Please copy every line of the records below that holds the word "this".

Records shown
= = = = = = =
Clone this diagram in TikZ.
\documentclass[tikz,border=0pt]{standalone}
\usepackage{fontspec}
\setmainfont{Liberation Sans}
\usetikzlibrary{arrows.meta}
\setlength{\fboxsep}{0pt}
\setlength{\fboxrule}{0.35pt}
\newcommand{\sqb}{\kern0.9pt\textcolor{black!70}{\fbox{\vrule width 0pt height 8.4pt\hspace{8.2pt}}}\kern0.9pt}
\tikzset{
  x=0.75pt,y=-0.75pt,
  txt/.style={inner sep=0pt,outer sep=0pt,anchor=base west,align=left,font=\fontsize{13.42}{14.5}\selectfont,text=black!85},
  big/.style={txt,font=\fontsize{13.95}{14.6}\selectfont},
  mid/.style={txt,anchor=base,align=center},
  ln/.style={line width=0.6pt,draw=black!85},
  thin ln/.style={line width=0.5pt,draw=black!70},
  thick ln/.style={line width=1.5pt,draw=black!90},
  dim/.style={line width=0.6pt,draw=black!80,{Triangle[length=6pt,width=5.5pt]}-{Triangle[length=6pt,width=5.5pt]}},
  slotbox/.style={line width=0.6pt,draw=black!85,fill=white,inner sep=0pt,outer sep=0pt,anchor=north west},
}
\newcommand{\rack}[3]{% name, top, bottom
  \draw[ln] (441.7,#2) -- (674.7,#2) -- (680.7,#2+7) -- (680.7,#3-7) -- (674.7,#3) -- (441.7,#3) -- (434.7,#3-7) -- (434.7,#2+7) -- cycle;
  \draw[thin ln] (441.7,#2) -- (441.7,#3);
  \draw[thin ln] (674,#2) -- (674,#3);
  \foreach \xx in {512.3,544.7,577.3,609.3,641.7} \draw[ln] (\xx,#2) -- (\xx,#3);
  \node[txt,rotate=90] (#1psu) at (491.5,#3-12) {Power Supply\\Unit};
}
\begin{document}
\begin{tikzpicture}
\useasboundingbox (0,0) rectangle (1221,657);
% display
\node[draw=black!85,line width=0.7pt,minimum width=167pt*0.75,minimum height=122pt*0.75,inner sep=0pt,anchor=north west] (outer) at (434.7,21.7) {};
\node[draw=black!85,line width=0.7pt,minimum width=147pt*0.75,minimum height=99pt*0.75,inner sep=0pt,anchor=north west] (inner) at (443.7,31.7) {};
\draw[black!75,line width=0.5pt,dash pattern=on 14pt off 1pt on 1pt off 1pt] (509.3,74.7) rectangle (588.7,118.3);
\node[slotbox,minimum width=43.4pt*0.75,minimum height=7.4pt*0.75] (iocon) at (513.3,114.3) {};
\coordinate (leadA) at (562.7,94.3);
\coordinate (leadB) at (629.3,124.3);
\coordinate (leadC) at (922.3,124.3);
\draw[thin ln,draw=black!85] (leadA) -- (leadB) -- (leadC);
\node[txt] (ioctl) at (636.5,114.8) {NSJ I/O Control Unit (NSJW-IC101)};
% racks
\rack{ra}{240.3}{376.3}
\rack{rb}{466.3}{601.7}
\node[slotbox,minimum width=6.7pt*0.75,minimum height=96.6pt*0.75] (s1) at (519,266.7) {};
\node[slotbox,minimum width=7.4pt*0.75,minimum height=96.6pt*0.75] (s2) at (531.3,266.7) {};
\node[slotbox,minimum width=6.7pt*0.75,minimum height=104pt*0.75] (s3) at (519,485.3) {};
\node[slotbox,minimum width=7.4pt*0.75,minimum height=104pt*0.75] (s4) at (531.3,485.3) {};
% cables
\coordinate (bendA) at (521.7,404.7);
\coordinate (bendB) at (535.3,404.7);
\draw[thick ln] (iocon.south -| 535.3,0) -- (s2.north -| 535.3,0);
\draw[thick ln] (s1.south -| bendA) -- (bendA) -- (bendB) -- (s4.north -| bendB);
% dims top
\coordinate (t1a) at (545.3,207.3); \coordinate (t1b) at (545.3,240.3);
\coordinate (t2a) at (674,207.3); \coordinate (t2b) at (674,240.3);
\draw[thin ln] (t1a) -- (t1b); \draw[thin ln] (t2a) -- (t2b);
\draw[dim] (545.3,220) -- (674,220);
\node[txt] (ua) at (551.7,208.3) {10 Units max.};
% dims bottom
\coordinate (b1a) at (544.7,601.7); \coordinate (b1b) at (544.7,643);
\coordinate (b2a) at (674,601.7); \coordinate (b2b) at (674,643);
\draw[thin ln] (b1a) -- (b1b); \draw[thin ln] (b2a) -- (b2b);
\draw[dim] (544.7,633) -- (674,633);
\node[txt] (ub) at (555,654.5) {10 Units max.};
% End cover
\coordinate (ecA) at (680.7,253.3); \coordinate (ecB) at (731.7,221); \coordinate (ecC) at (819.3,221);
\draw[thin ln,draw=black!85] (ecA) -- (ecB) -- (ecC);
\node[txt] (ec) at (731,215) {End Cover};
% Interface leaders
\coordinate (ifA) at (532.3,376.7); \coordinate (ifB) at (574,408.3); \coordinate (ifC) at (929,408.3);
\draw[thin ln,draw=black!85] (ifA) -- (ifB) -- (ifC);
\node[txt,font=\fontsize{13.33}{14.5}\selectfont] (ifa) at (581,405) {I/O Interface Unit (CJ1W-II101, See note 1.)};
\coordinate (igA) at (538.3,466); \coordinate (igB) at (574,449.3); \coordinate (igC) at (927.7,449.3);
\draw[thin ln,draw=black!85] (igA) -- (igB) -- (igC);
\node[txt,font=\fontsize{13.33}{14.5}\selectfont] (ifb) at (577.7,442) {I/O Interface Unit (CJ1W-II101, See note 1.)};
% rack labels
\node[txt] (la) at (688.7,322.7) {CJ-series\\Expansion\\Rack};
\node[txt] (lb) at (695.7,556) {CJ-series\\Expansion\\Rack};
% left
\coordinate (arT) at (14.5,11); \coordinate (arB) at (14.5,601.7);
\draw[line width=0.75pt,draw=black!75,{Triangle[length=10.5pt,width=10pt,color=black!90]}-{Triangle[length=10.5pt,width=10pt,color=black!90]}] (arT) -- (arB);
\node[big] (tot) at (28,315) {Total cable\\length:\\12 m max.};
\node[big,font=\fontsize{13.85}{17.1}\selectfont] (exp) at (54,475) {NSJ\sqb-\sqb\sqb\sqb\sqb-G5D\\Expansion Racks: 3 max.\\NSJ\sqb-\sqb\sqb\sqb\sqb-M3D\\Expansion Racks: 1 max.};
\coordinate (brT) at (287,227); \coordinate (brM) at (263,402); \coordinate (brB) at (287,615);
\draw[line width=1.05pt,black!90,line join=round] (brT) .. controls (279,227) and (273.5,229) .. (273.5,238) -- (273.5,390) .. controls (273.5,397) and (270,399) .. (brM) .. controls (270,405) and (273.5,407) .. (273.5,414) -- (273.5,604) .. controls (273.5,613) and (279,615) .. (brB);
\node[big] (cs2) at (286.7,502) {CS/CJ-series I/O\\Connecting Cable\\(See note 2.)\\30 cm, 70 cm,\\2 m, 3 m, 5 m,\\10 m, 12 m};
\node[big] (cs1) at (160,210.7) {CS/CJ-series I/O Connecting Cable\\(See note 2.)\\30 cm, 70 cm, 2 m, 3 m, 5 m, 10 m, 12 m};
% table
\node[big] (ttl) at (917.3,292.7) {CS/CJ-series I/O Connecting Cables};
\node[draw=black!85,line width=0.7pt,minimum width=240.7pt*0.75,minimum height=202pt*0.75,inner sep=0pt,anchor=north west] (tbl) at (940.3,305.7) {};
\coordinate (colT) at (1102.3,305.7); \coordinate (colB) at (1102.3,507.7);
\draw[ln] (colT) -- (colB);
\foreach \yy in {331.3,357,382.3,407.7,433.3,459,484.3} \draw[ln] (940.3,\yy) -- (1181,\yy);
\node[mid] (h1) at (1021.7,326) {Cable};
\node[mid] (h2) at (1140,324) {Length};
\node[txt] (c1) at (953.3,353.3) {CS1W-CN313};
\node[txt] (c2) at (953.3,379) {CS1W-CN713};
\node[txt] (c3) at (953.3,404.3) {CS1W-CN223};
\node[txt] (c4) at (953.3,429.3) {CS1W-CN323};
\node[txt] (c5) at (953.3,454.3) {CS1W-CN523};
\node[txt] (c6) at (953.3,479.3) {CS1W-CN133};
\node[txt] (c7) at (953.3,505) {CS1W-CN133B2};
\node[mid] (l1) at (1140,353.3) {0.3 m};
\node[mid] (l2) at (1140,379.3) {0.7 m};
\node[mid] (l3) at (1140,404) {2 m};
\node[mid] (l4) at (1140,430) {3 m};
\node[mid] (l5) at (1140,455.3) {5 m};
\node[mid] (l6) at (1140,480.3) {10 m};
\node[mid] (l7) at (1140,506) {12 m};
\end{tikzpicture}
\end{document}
= = = = = = =
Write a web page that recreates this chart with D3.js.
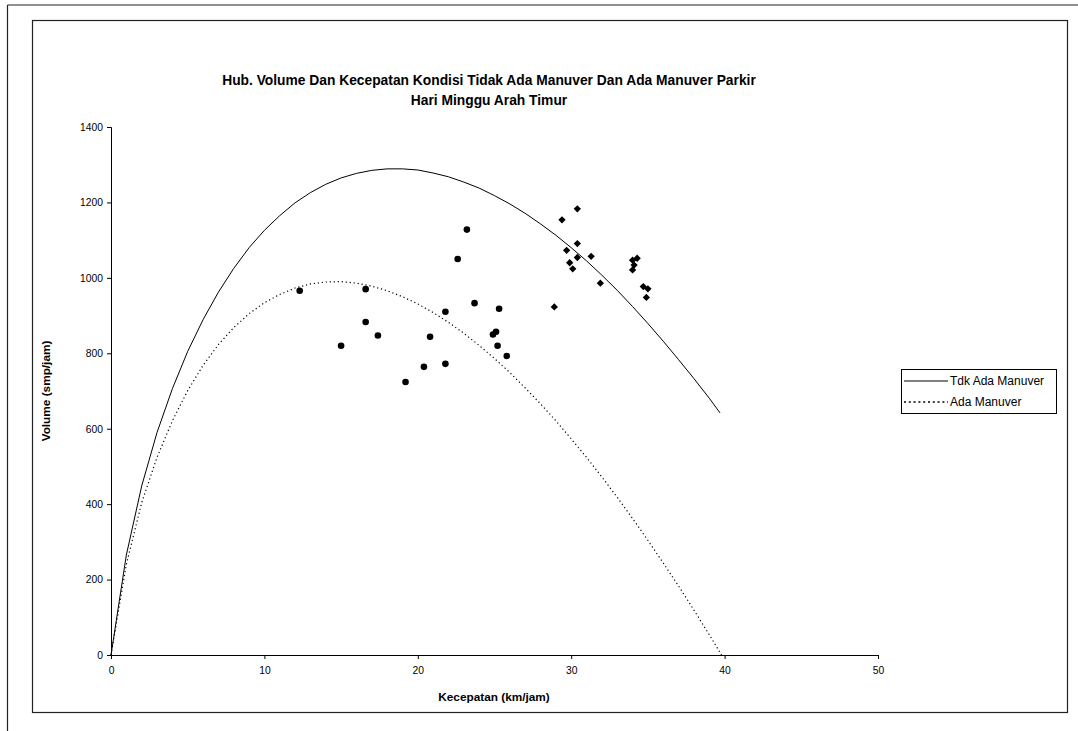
= = = = = = =
Output
Clone this diagram in TikZ.
Write a web page that recreates this chart with D3.js.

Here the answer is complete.